Michael Gutmann (University of Helsinki) recently wrote me with some comments on the Poisson transform paper (here). It turns out that the Poisson likelihood we define in the paper is a special case of more general frameworks he has worked on, the most recent being:
M.U. Gutmann and J.Hirayama (2011). Bregman Divergence as General Framework to Estimate Unnormalized Statistical Models,UAI.
available at arxiv.org/abs/1202.3727.

The paper gives a very general (and interesting) framework for estimation using divergences between the empirical distribution of the data and a theoretical model that is not necessarily normalised.
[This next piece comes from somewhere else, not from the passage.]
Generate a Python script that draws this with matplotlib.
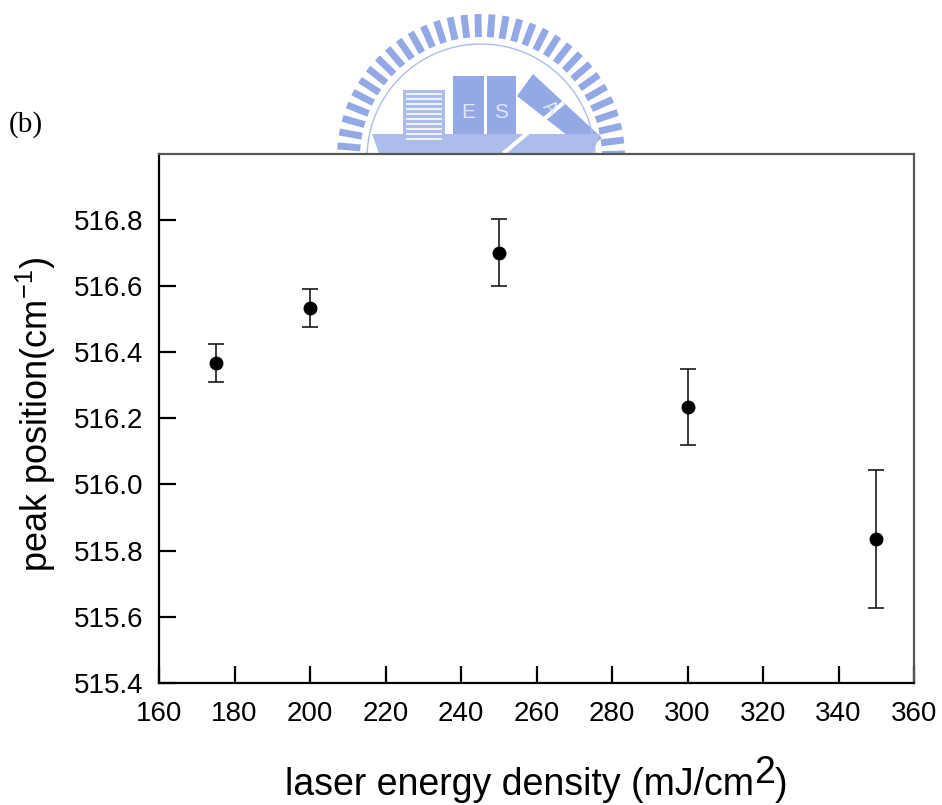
import numpy as np
import matplotlib
matplotlib.use("Agg")
import matplotlib.pyplot as plt
from matplotlib.transforms import IdentityTransform
from matplotlib.patches import Polygon, Rectangle

# Raman peak position vs. laser energy density
energy = [175, 200, 250, 300, 350]                       # mJ/cm^2
peak = [516.367, 516.533, 516.700, 516.234, 515.835]     # cm^-1
peak_err = [0.057, 0.057, 0.101, 0.114, 0.209]

x_ticks = [160, 180, 200, 220, 240, 260, 280, 300, 320, 340, 360]
y_ticks = [515.4, 515.6, 515.8, 516.0, 516.2, 516.4, 516.6, 516.8]

W, H = 942, 805
SANS = "Liberation Sans"
plt.rcParams["font.family"] = [SANS, "DejaVu Sans"]
plt.rcParams["mathtext.fontset"] = "custom"
plt.rcParams["mathtext.rm"] = SANS
plt.rcParams["mathtext.default"] = "regular"

fig = plt.figure(figsize=(W / 100, H / 100), dpi=100)
fig.patch.set_facecolor("white")
px = IdentityTransform()


def fy(y):
    """Pixel row measured from the top -> display y."""
    return H - y


# ---- institutional watermark drawn behind the plot ----
wm = fig.add_axes([0, 0, 1, 1], zorder=0)
wm.set_xlim(0, W)
wm.set_ylim(H, 0)
wm.axis("off")
blue = "#93a8e5"
pale = "#adbdeb"
cx, cy = 481, 158
for ang in np.arange(-4, 186, 5.6):
    a = np.deg2rad(ang)
    r0, r1 = 121, 144
    wm.plot([cx + r0 * np.cos(a), cx + r1 * np.cos(a)],
            [cy - r0 * np.sin(a), cy - r1 * np.sin(a)],
            color=blue, lw=5.0, solid_capstyle="butt")
t = np.linspace(np.deg2rad(-3), np.deg2rad(183), 200)
wm.plot(cx + 114 * np.cos(t), cy - 114 * np.sin(t), color=pale, lw=1.0)
# buildings
wm.add_patch(Rectangle((403, 90), 42, 55, color=pale, lw=0))
for yy in np.arange(94, 140, 5):
    wm.plot([407, 441], [yy, yy], color="white", lw=1.2)
wm.add_patch(Rectangle((453, 76), 31, 70, color=blue, lw=0))
wm.add_patch(Rectangle((487, 76), 29, 70, color=blue, lw=0))
wm.add_patch(Polygon([(517, 96), (533, 74), (602, 138), (586, 150)],
                     closed=True, color=blue, lw=0))
wm.text(468, 113, "E", color="#dfe6fa", fontsize=15, ha="center", va="center")
wm.text(501, 113, "S", color="#dfe6fa", fontsize=15, ha="center", va="center")
wm.text(550, 108, "A", color="#dfe6fa", fontsize=14, ha="center",
        va="center", rotation=-45)
wm.add_patch(Polygon([(372, 134), (600, 134), (592, 156), (380, 156)],
                     closed=True, color=pale, lw=0))
wm.plot([505, 562], [152, 104], color="white", lw=3)

# ---- main plot ----
ax = fig.add_axes([159 / W, 1 - 683 / H, (914 - 159) / W, (683 - 153.6) / H],
                  zorder=2)
ax.set_facecolor("white")
ax.errorbar(energy, peak, yerr=peak_err, fmt="o", color="black",
            ecolor="#1a1a1a", elinewidth=1.2, capsize=5.8, capthick=1.2,
            markersize=9)

ax.set_xlim(160, 360)
ax.set_ylim(515.4, 517.0)
ax.set_xticks(x_ticks)
ax.set_xticklabels([str(v) for v in x_ticks])
ax.set_yticks(y_ticks)
ax.set_yticklabels([f"{v:.1f}" for v in y_ticks])
ax.tick_params(axis="both", direction="in", length=12, width=1.6,
               labelsize=20, top=False, right=False, color="black")
ax.tick_params(axis="x", pad=13)
ax.tick_params(axis="y", pad=11)
for side in ("left", "bottom"):
    ax.spines[side].set_color("black")
    ax.spines[side].set_linewidth(1.6)
for side in ("top", "right"):
    ax.spines[side].set_color("#555555")
    ax.spines[side].set_linewidth(1.6)

# y-axis title
fig.text(36, fy(414), r"peak position(cm$^{-1}$)", transform=px,
         rotation=90, ha="center", va="center", fontsize=26)

# x-axis title with a full-size raised exponent
xl_parts = [("laser energy density (mJ/cm", 0), ("2", 11.7), (")", 0)]
xl_texts = [fig.text(0, fy(795) + dy, s, transform=px, fontsize=27,
                     ha="left", va="baseline") for s, dy in xl_parts]
fig.canvas.draw()
renderer = fig.canvas.get_renderer()
widths = [tx.get_window_extent(renderer).width for tx in xl_texts]
x0 = (159 + 914) / 2 - sum(widths) / 2
for tx, w, (s, dy) in zip(xl_texts, widths, xl_parts):
    tx.set_position((x0, fy(795) + dy))
    x0 += w

# panel tag
fig.text(9, fy(125), "(b)", transform=px, fontsize=21,
         family=["Liberation Serif", "DejaVu Serif"], ha="left", va="center")

fig.savefig("out.png", dpi=100, facecolor="white")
What we call the Poisson transform appears when taking $\Psi(x) = x\log x$ as the generating function for the Bregman divergence. The same choice of Bregman divergence also corresponds to the generalised Kullback-Leibler divergence used in Minka (2005) Divergence measures and message passing. Presumably there are other connections we hadn’t seen either.

Michael also points out the following paper by Mnih & Teh (ICML 2012), who use noise-contrastive learning in a sequential unnormalised model: http://arxiv.org/abs/1206.6426. They ignore normalisation constants, which I wouldn’t recommend as a general strategy (it generally leads to biased estimates). See our paper for a solution that uses semiparametric inference.